#### Given problem:
Can you output, word for word, the lines between the one holding "Recreate this image" and the one holding "fontsize=13, va='center', ha='center')", inclusive, leaving out any pictures?

#### Records:
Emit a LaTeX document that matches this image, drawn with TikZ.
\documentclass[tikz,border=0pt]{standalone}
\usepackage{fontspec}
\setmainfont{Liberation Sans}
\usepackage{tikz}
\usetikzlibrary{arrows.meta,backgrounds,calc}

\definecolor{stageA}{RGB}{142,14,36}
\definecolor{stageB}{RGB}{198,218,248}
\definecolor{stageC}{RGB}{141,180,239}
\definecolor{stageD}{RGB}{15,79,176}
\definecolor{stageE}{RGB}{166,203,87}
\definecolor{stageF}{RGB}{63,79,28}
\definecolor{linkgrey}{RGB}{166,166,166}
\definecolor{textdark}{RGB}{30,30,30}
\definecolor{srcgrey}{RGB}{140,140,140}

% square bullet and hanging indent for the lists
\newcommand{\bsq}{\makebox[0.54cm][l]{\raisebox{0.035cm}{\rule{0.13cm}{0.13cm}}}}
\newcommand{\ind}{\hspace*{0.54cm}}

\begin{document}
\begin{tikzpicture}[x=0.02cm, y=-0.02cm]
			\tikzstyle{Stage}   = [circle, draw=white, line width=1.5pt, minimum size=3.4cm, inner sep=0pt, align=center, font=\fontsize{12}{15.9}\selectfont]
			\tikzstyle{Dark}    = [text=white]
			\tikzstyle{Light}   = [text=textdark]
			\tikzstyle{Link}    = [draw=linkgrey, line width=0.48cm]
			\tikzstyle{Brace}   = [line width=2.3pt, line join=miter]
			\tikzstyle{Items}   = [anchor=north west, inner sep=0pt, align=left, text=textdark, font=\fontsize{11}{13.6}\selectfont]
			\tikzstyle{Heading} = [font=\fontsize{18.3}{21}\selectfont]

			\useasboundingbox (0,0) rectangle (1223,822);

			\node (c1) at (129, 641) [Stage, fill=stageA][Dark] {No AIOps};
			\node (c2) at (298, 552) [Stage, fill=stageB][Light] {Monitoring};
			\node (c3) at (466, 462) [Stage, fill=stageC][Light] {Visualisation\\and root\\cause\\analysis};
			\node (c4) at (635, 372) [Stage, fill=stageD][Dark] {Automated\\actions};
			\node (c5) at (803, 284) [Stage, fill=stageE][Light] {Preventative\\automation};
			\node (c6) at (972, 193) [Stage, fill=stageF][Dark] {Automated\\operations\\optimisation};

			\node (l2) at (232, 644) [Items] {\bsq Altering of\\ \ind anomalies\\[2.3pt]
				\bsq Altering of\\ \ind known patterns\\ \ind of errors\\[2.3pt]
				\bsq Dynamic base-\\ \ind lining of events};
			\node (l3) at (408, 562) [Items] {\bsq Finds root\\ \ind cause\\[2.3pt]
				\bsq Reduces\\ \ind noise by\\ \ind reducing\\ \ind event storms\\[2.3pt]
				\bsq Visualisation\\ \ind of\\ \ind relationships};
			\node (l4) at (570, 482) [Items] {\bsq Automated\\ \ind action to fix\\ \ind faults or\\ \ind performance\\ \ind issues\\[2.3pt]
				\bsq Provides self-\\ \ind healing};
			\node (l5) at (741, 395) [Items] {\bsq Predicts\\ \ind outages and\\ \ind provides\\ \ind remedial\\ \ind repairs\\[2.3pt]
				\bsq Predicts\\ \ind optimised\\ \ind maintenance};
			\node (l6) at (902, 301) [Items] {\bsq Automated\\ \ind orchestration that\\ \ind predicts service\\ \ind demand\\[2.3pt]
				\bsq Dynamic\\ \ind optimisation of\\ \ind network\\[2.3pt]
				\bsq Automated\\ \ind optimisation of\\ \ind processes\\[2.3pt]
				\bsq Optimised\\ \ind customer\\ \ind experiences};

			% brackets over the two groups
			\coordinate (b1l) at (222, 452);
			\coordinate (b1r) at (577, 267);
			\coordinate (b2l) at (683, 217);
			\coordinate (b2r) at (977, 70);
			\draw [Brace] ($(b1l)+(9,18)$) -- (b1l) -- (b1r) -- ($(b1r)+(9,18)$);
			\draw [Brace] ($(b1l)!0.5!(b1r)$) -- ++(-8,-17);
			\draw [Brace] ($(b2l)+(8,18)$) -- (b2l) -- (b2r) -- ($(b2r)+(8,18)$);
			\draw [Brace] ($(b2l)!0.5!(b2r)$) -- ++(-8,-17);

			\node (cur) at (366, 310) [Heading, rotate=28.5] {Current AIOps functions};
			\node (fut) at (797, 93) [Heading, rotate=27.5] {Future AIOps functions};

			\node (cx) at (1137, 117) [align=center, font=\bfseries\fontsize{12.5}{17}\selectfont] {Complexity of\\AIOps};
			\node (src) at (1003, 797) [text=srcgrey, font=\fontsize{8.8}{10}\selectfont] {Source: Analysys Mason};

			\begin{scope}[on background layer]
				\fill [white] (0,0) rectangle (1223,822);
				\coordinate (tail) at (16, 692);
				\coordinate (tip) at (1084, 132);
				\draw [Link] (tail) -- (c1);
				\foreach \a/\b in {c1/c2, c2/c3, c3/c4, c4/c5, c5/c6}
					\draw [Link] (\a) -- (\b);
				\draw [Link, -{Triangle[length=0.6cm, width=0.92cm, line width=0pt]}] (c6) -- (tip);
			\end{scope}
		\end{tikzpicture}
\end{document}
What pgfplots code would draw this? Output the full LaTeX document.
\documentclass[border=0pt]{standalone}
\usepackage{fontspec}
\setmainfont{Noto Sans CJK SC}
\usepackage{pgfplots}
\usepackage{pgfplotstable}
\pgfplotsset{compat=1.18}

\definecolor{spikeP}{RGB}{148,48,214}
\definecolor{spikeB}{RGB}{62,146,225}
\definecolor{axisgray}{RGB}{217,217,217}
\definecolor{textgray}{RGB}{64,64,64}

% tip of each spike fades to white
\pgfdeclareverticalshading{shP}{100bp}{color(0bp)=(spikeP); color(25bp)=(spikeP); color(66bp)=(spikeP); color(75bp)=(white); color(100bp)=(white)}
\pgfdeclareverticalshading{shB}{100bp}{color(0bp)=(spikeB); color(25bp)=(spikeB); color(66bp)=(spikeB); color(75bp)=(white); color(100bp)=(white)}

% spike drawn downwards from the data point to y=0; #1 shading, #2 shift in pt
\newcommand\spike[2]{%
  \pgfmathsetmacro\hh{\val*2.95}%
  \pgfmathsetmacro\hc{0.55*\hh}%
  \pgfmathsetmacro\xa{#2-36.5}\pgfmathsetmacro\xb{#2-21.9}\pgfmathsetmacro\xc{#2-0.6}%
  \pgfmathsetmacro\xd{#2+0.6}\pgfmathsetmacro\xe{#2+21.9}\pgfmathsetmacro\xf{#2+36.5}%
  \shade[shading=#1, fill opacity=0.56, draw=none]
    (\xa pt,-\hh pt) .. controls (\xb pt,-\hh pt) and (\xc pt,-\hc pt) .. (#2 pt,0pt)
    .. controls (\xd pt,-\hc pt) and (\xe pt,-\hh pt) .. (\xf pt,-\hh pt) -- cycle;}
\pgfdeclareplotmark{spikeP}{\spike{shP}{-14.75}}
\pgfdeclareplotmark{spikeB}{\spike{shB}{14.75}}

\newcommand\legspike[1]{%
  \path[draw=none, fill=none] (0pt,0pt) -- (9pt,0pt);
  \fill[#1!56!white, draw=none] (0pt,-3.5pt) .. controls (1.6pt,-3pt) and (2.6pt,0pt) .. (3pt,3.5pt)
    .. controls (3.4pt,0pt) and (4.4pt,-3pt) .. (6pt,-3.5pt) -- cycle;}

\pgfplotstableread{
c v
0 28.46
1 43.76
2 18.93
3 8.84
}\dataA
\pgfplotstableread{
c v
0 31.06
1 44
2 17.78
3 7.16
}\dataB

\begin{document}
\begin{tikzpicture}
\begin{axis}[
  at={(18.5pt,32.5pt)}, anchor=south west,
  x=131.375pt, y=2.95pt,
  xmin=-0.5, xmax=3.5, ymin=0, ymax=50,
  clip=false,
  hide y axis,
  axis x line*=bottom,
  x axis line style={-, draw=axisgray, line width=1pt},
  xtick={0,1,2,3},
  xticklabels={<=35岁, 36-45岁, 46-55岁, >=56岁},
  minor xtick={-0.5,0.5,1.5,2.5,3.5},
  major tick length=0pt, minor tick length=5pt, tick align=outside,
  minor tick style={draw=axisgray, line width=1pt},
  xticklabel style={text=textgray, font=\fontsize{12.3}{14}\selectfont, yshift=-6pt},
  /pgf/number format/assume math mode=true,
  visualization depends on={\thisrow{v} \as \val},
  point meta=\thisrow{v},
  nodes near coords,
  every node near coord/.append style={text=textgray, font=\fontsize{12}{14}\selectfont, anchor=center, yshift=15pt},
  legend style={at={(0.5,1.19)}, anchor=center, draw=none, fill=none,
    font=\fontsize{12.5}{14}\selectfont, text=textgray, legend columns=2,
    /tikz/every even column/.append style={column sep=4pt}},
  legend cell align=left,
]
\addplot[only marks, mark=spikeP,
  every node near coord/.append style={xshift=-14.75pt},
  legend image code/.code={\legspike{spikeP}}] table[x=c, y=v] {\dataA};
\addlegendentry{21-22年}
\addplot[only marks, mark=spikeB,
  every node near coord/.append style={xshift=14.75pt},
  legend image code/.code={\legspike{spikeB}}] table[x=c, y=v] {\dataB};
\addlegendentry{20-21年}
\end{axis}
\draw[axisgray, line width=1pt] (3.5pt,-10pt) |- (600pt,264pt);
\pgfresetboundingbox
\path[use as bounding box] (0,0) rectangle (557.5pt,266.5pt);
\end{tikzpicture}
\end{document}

...

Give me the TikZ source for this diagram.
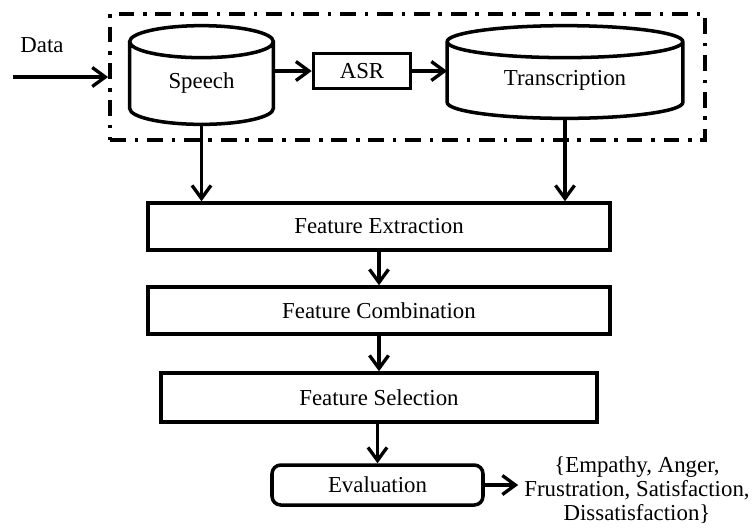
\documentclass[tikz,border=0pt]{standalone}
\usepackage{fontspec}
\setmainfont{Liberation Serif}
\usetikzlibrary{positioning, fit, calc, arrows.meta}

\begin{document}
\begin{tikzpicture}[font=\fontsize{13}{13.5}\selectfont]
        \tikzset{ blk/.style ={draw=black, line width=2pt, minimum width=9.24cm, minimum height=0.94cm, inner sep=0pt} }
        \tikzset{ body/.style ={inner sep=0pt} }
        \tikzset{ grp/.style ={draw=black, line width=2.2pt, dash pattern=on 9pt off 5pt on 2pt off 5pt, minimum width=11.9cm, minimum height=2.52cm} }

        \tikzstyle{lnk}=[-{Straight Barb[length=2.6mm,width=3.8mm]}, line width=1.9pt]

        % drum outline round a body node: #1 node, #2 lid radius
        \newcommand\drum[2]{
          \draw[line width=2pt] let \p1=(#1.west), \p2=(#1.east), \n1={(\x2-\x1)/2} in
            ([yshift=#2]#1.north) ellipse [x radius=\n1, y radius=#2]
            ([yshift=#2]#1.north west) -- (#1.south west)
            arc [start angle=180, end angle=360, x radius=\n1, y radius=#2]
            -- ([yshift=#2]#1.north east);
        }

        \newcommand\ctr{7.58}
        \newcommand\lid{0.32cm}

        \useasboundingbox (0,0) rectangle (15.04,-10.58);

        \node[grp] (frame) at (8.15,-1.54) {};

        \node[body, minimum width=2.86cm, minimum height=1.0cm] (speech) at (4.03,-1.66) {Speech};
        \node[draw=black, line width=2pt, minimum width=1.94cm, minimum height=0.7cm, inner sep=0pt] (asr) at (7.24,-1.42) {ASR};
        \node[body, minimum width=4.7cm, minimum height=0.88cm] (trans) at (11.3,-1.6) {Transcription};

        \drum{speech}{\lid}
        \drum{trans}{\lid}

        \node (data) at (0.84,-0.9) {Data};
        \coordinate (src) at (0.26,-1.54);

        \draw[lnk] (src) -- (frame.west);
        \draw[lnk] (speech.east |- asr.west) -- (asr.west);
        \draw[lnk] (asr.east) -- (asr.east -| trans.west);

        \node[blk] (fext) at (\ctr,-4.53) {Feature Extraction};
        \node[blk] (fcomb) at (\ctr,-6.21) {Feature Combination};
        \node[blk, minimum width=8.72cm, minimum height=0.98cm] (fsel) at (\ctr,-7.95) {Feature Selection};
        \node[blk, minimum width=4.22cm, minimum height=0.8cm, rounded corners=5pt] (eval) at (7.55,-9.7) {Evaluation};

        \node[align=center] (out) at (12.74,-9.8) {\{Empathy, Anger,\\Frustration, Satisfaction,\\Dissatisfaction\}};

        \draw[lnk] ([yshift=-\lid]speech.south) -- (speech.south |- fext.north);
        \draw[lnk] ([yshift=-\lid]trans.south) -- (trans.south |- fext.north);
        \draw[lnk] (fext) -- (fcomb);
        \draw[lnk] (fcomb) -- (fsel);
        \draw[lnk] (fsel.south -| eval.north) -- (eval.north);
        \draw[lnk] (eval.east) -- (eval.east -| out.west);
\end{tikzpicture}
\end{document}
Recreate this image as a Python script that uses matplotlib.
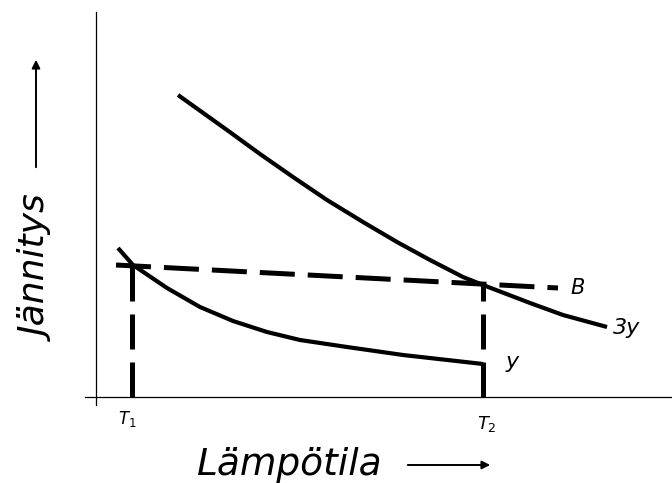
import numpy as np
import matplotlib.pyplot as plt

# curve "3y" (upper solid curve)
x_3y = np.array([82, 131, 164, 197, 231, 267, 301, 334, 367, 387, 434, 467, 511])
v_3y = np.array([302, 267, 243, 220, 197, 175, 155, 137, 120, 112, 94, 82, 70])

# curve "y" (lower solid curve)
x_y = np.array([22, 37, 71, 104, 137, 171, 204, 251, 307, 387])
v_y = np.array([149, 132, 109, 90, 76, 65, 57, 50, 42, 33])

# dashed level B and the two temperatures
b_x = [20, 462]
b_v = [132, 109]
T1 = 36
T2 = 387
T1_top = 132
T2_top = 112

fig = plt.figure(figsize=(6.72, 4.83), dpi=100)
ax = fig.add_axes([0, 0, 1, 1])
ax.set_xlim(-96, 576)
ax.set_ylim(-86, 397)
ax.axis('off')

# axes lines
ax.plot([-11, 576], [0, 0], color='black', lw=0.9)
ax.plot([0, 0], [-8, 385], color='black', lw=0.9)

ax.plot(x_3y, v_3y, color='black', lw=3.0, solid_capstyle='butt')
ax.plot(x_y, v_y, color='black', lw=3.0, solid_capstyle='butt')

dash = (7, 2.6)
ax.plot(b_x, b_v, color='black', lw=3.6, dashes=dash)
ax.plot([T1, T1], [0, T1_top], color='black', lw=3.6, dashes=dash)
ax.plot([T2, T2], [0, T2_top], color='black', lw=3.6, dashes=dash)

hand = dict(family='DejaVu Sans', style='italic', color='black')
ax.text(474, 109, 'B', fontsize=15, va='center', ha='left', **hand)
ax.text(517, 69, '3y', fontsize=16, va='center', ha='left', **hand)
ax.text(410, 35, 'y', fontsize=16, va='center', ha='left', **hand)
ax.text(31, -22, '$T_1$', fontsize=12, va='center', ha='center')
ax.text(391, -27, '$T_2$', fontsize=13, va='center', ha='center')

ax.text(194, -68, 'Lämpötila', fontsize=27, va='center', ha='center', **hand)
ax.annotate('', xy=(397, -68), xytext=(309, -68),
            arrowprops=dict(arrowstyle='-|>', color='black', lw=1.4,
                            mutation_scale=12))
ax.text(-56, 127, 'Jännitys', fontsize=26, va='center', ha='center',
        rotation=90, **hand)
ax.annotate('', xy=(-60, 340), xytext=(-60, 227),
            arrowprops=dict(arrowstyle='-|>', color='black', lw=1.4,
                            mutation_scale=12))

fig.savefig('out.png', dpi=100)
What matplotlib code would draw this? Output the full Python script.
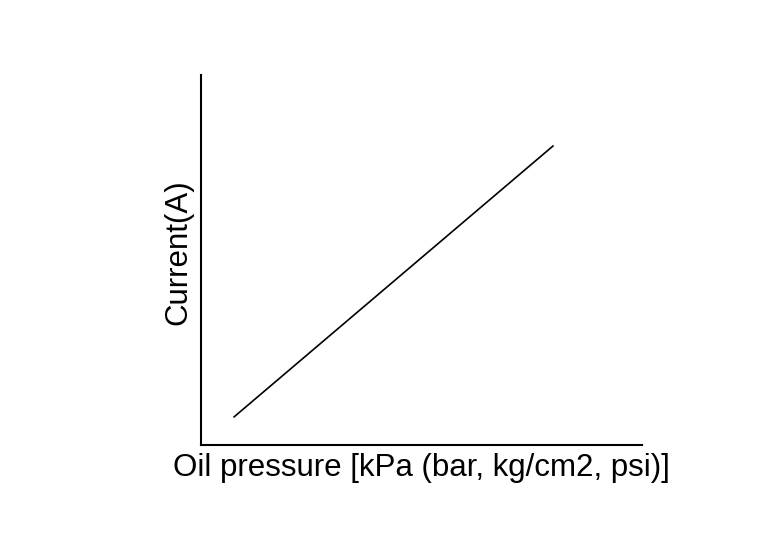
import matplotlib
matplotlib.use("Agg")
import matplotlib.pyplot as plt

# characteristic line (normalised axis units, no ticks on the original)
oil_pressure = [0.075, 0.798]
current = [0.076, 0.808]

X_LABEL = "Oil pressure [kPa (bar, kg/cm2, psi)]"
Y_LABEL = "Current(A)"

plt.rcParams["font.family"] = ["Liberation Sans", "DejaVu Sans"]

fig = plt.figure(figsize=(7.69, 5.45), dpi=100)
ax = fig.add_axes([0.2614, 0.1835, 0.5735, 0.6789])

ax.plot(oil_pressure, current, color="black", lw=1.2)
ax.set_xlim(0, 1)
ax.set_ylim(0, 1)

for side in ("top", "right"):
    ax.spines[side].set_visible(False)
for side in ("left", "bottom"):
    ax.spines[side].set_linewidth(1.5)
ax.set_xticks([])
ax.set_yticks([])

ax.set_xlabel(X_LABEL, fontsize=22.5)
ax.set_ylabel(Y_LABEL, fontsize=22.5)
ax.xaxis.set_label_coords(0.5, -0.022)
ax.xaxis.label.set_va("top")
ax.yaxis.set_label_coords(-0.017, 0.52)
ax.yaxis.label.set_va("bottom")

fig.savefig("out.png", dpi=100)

==

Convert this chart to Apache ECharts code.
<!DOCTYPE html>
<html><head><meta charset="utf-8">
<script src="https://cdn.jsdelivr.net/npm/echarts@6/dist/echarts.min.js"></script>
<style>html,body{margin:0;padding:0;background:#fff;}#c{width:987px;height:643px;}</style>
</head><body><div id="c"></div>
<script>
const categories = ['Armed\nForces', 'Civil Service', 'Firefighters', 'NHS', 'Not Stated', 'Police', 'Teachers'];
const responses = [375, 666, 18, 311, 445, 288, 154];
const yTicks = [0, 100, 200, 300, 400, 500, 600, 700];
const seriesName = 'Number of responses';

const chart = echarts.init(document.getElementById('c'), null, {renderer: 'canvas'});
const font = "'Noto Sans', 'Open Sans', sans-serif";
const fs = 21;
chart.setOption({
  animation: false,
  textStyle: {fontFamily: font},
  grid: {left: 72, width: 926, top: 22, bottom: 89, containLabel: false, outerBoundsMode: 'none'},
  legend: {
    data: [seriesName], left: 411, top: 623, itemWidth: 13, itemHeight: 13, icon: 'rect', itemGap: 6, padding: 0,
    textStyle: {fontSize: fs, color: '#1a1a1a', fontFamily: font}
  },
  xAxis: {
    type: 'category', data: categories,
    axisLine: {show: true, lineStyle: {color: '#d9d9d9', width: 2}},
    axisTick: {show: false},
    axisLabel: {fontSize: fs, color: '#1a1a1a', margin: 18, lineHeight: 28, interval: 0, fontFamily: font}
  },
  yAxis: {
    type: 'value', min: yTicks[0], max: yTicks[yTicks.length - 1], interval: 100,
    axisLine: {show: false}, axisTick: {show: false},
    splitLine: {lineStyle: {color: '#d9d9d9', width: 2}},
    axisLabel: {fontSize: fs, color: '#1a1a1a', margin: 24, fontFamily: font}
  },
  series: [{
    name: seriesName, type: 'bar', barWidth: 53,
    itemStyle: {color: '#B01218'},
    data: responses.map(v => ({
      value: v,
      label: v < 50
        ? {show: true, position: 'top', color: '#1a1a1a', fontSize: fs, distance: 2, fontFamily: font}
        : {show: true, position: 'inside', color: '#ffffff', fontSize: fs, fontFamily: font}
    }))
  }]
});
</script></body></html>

#### Written answer:
Recreate this image as a Python script that uses matplotlib.
import numpy as np
import matplotlib.pyplot as plt

# curve "3y" (upper solid curve)
x_3y = np.array([82, 131, 164, 197, 231, 267, 301, 334, 367, 387, 434, 467, 511])
v_3y = np.array([302, 267, 243, 220, 197, 175, 155, 137, 120, 112, 94, 82, 70])

# curve "y" (lower solid curve)
x_y = np.array([22, 37, 71, 104, 137, 171, 204, 251, 307, 387])
v_y = np.array([149, 132, 109, 90, 76, 65, 57, 50, 42, 33])

# dashed level B and the two temperatures
b_x = [20, 462]
b_v = [132, 109]
T1 = 36
T2 = 387
T1_top = 132
T2_top = 112

fig = plt.figure(figsize=(6.72, 4.83), dpi=100)
ax = fig.add_axes([0, 0, 1, 1])
ax.set_xlim(-96, 576)
ax.set_ylim(-86, 397)
ax.axis('off')

# axes lines
ax.plot([-11, 576], [0, 0], color='black', lw=0.9)
ax.plot([0, 0], [-8, 385], color='black', lw=0.9)

ax.plot(x_3y, v_3y, color='black', lw=3.0, solid_capstyle='butt')
ax.plot(x_y, v_y, color='black', lw=3.0, solid_capstyle='butt')

dash = (7, 2.6)
ax.plot(b_x, b_v, color='black', lw=3.6, dashes=dash)
ax.plot([T1, T1], [0, T1_top], color='black', lw=3.6, dashes=dash)
ax.plot([T2, T2], [0, T2_top], color='black', lw=3.6, dashes=dash)

hand = dict(family='DejaVu Sans', style='italic', color='black')
ax.text(474, 109, 'B', fontsize=15, va='center', ha='left', **hand)
ax.text(517, 69, '3y', fontsize=16, va='center', ha='left', **hand)
ax.text(410, 35, 'y', fontsize=16, va='center', ha='left', **hand)
ax.text(31, -22, '$T_1$', fontsize=12, va='center', ha='center')
ax.text(391, -27, '$T_2$', fontsize=13, va='center', ha='center')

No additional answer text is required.